▶ **Given information**
%%

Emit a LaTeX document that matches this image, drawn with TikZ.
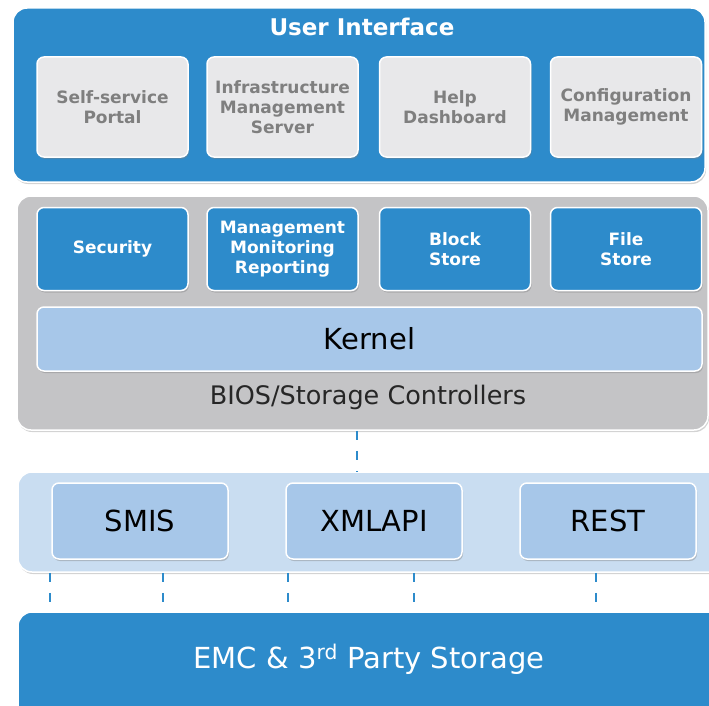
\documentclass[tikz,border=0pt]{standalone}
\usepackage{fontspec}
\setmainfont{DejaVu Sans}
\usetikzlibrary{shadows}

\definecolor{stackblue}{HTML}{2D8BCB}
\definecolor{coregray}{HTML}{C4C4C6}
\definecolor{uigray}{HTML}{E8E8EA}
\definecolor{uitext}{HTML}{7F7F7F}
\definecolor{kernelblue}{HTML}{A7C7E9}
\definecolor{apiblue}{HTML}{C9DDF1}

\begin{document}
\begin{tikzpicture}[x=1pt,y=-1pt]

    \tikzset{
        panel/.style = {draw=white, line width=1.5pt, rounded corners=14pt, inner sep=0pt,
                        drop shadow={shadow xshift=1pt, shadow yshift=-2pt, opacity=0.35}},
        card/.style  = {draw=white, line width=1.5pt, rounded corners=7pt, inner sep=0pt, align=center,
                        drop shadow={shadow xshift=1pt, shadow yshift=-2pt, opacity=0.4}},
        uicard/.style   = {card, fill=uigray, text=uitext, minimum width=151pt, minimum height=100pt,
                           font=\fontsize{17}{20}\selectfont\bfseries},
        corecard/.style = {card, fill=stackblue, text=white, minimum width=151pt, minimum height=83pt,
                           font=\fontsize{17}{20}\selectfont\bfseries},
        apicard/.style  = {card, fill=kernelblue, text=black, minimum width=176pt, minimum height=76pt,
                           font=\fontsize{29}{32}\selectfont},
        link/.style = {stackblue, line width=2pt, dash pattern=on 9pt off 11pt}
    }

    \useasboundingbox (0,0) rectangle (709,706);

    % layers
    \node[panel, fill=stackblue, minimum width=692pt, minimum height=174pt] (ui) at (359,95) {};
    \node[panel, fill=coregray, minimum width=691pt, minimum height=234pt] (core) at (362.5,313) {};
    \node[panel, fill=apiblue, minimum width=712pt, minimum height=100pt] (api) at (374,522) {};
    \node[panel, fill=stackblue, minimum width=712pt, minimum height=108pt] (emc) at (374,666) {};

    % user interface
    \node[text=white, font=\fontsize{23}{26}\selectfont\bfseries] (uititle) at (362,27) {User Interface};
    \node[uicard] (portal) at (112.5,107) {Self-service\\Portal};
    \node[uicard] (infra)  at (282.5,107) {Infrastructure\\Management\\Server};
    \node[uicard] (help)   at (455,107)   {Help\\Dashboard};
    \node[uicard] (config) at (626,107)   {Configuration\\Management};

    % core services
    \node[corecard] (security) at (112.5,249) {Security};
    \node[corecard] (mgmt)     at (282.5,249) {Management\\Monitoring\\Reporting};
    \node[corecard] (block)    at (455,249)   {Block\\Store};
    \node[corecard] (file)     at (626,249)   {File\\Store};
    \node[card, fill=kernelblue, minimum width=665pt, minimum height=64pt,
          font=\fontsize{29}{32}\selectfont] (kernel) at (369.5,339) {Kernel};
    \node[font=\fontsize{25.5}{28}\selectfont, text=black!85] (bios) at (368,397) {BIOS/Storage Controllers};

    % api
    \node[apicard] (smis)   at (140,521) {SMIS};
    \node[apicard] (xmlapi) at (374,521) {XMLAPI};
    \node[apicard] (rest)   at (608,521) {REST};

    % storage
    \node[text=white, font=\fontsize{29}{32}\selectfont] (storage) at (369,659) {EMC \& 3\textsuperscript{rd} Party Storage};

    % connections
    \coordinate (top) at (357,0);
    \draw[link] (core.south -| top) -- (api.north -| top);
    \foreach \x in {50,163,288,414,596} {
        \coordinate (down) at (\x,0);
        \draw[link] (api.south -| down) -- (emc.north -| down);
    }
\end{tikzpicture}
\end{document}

%%

▶ **What you are asked to do**
Repeat the material above in full and exactly, apart from the pictures.

▶ **Written answer**
Emit a LaTeX document that matches this image, drawn with TikZ.
\documentclass[tikz,border=0pt]{standalone}
\usepackage{fontspec}
\setmainfont{DejaVu Sans}
\usetikzlibrary{shadows}

\definecolor{stackblue}{HTML}{2D8BCB}
\definecolor{coregray}{HTML}{C4C4C6}
\definecolor{uigray}{HTML}{E8E8EA}
\definecolor{uitext}{HTML}{7F7F7F}
\definecolor{kernelblue}{HTML}{A7C7E9}
\definecolor{apiblue}{HTML}{C9DDF1}

\begin{document}
\begin{tikzpicture}[x=1pt,y=-1pt]

    \tikzset{
        panel/.style = {draw=white, line width=1.5pt, rounded corners=14pt, inner sep=0pt,
                        drop shadow={shadow xshift=1pt, shadow yshift=-2pt, opacity=0.35}},
        card/.style  = {draw=white, line width=1.5pt, rounded corners=7pt, inner sep=0pt, align=center,
                        drop shadow={shadow xshift=1pt, shadow yshift=-2pt, opacity=0.4}},
        uicard/.style   = {card, fill=uigray, text=uitext, minimum width=151pt, minimum height=100pt,
                           font=\fontsize{17}{20}\selectfont\bfseries},
        corecard/.style = {card, fill=stackblue, text=white, minimum width=151pt, minimum height=83pt,
                           font=\fontsize{17}{20}\selectfont\bfseries},
        apicard/.style  = {card, fill=kernelblue, text=black, minimum width=176pt, minimum height=76pt,
                           font=\fontsize{29}{32}\selectfont},
        link/.style = {stackblue, line width=2pt, dash pattern=on 9pt off 11pt}
    }

    \useasboundingbox (0,0) rectangle (709,706);

    % layers
    \node[panel, fill=stackblue, minimum width=692pt, minimum height=174pt] (ui) at (359,95) {};
    \node[panel, fill=coregray, minimum width=691pt, minimum height=234pt] (core) at (362.5,313) {};
    \node[panel, fill=apiblue, minimum width=712pt, minimum height=100pt] (api) at (374,522) {};
    \node[panel, fill=stackblue, minimum width=712pt, minimum height=108pt] (emc) at (374,666) {};

    % user interface
    \node[text=white, font=\fontsize{23}{26}\selectfont\bfseries] (uititle) at (362,27) {User Interface};
    \node[uicard] (portal) at (112.5,107) {Self-service\\Portal};
    \node[uicard] (infra)  at (282.5,107) {Infrastructure\\Management\\Server};
    \node[uicard] (help)   at (455,107)   {Help\\Dashboard};
    \node[uicard] (config) at (626,107)   {Configuration\\Management};

    % core services
    \node[corecard] (security) at (112.5,249) {Security};
    \node[corecard] (mgmt)     at (282.5,249) {Management\\Monitoring\\Reporting};
    \node[corecard] (block)    at (455,249)   {Block\\Store};
    \node[corecard] (file)     at (626,249)   {File\\Store};
    \node[card, fill=kernelblue, minimum width=665pt, minimum height=64pt,
          font=\fontsize{29}{32}\selectfont] (kernel) at (369.5,339) {Kernel};
    \node[font=\fontsize{25.5}{28}\selectfont, text=black!85] (bios) at (368,397) {BIOS/Storage Controllers};

    % api
    \node[apicard] (smis)   at (140,521) {SMIS};
    \node[apicard] (xmlapi) at (374,521) {XMLAPI};
    \node[apicard] (rest)   at (608,521) {REST};

    % storage
    \node[text=white, font=\fontsize{29}{32}\selectfont] (storage) at (369,659) {EMC \& 3\textsuperscript{rd} Party Storage};

    % connections
    \coordinate (top) at (357,0);
    \draw[link] (core.south -| top) -- (api.north -| top);
    \foreach \x in {50,163,288,414,596} {
        \coordinate (down) at (\x,0);
        \draw[link] (api.south -| down) -- (emc.north -| down);
    }
\end{tikzpicture}
\end{document}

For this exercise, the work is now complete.